А еще и в Будапеште, и во всей Европе эта эпоха – время музеев. Британский музей и Лувр отрылись для публики уже в XVIII веке, далее – по нарастающий: в 1836-м открывается Мюнхенская Пинакотека, в 1839-м – Лондонская Национальная галерея, в 1852-м – Императорский Эрмитаж, в 1855-м – Дрезденская картинная галерея, в 1857-м – Лондонский Музей науки, в 1872-м – Исторический музей в Москве… Дальше – больше: Венские музеи-близнецы (истории искусств и естествознания) – в 1891-м, через четыре года – Русский Музей Императора Александра III и в 1912-м – Музей изящных искусств имени императора Александра III, «цветаевский», нынешний ГМИИ. Кажется, что инициаторами создания художественных музеев двигала мысль о том, что человек, видевший Мадонну Рафаэля, на подлость и злодеяния уже не способен. Все шедевры мира, все взлеты художественного гения – на расстоянии пешей прогулки по городу, по цене входного билета или вовсе бесплатно, как в Британском музее. Иди и наслаждайся, просвещайся, совершенствуйся.
Лень дойти? Так это время – еще и начало эпохи полноценной технической воспроизводимости произведений искусства. Увидеть ту же Сикстинскую мадонну Рафаэля до XIX века можно было только одним способом – приехав в Дрезден. Теперь книги и журналы наперебой торопятся донести до читателя-зрителя все подряд – от руин Пальмиры до столичной линии подземного электрического трамвая. «Собор покидает площадь, на которой он находится, чтобы попасть в кабинет ценителя искусства; хоровое произведение, прозвучавшее в зале или под открытым небом, можно прослушать в комнате»[53]
, – отмечает в 1936 году философ Вальтер Беньямин, фиксируя процесс, начавшийся уже в конце XIX века, и в словах его звучит если не хвастовство, то законная гордость цивилизованного человека.Европа как будто нашла себя, пришла в некую приемлемую для всех форму и намеревалась двигаться дальше – сколь угодно быстрее и со сколь угодно разнообразными новациями в сфере быта, техники и народного просвещения. Но в том же направлении и на тех же основах.
Да, случались волнения, аварии и даже преступления. Да, где-то шли войны, вот Балканская, например. Ну так никто и не ожидал всерьез, что человечество сразу научится жить без войн. Потом, постепенно, когда-нибудь… А пока мир такой, какой есть: трезвый, благоустроенный, насколько возможно справедливый, в значительной мере правильный. Движущийся в будущее размеренно и разумно – так, как следует.

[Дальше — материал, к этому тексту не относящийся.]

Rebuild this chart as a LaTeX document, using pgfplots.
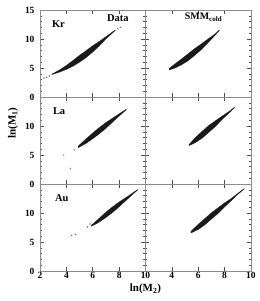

«Для человека нового времени главные точки приложения и проявления культурных сил – города. Их облик определяется гением места, и представление об этом – сугубо субъективно».
Миллениум
Итак, мадьяры вступили на территорию современной Венгрии, как считается, в 896 году, а в 1896-м принялись торжественно, долго и вдохновенно отмечать тысячелетний юбилей этого события.